The property, a residence at 166 S. Oak, had been added to a list of properties deemed unsafe or dangerous by the city’s code enforcement officer earlier in the year. At the time, the property’s owner of record was Joe Linsner, who had been presented with due process paperwork prior to a hearing in October. According to city meeting records, Linsner appeared at the October meeting but offered no resistance to the property’s being scheduled for demolition. At the time of the hearing, it was noted that the home had no heating unit, electric, water or sewer services and that earlier in the year, Linsner received all documentation required by city ordinance to request the property be made habitable or it would be razed, the minutes read.

Amerine was approached by Linsner for help in cleaning and repairing the property later in the month after the date of the show cause hearing. Amerine said he agreed, and in payment exchange for work done, Linsner deeded the property over to him, without telling him that it had been scheduled for demolition by the city.

As due process continued on the scheduled demolition, Amerine considered reclaiming the residence as habitable as a revenue supplement for his aging parents. He also investigated the property’s possible historical significance, learning from local Historical Society records that the building had once served as a bank in the neighboring community of Redwing, and was moved to its Hoisington location some 85 years ago. The structure does not currently appear on any state or federal registries as a historic building.

A second appeal

In the time since his first meeting with the council, Amerine has continued to work on the residence, he said. He told the council Monday that the structure appeared sound. “It’s able to be repaired to whatever it needs to be,” he said. “I’ve checked floor joists, wall studs. There’s no chance for the walls to be falling in or the ceiling coming down.” There was some loose plaster, for which Amerine stated he planned to replace the plaster lath with sheetrock. He noted that the woodwork in the home appeared to be hand-carved and not easily duplicated.

When questioned by the council, Amerine acknowledged that he had been misled by Linsner in acquiring the property. “He did me wrong, yes, but I don’t hold a grudge,” he told the council. “I’m just trying to take care of my 90-year-old dad and my 82-year-old mother. This was to be a supplemental income, to help them with their bills.”

In response to councilmembers’ questions, Amerine said he was confident he could have electricity repaired, restored and on-line in 30 days, as well as satisfactory plumbing with water service.
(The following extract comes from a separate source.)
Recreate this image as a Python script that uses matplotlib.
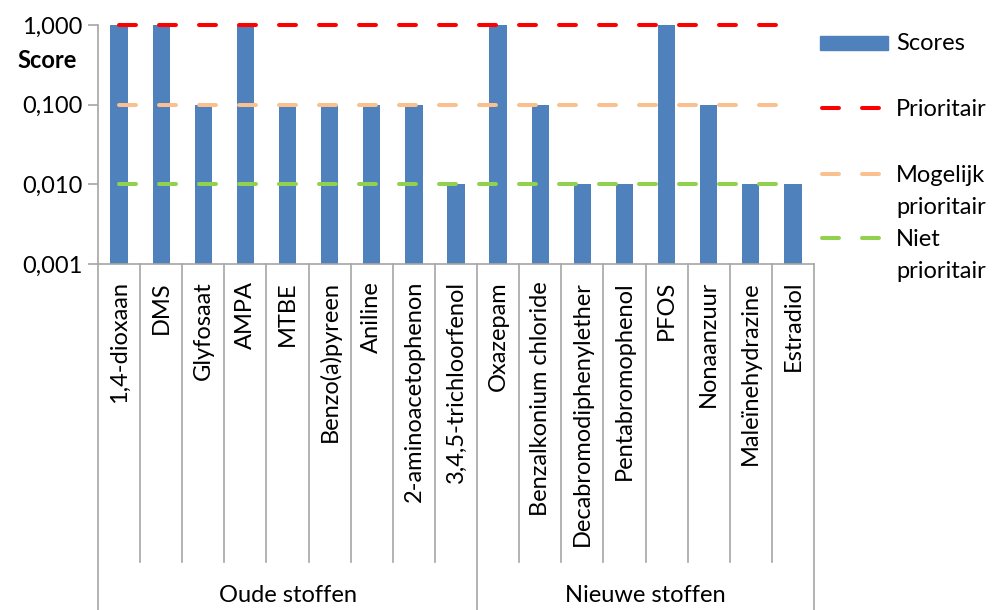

Councilmember Karen VanBrimmer then posed a motion granting a 30-day extension, seconded by Councilmember Gary Shook. The measure was defeated 2-5 by roll-call vote.

The aftermath

With demolition scheduled for Wednesday morning, Amerine asked the council why he was denied. “You’re just a victim of circumstances,” noted Councilmember Jim Morris.

Several councilmembers suggested that Amerine seek remedial action from Linsner, which Amerine was not wont to do.

“Two wrongs don’t make a right,” he noted. 

Wednesday morning, he was at the site removing some last items of value before the demolition crew arrived. The council’s decision still rankled, he noted.

“They want to tear it down, turn it into toothpicks,” he said Wednesday. “This is a civil rights issue. It’s not about me any more. I’m going to stand up to them,” he said, standing in the doorway to wait.

The structure was down before noon.

City Manager Jonathan Mitchell noted Wednesday that the city council as the governing body was bound by both ordinances and procedure.

“It’s really an unfortunate situation, the way it happened,” Mtichell said. “But proper procedure was followed.” Mitchell added that state statute on historic structures applies only to those structures already appearing on a state or federal register. “He was caught in the middle,” Mitchell noted.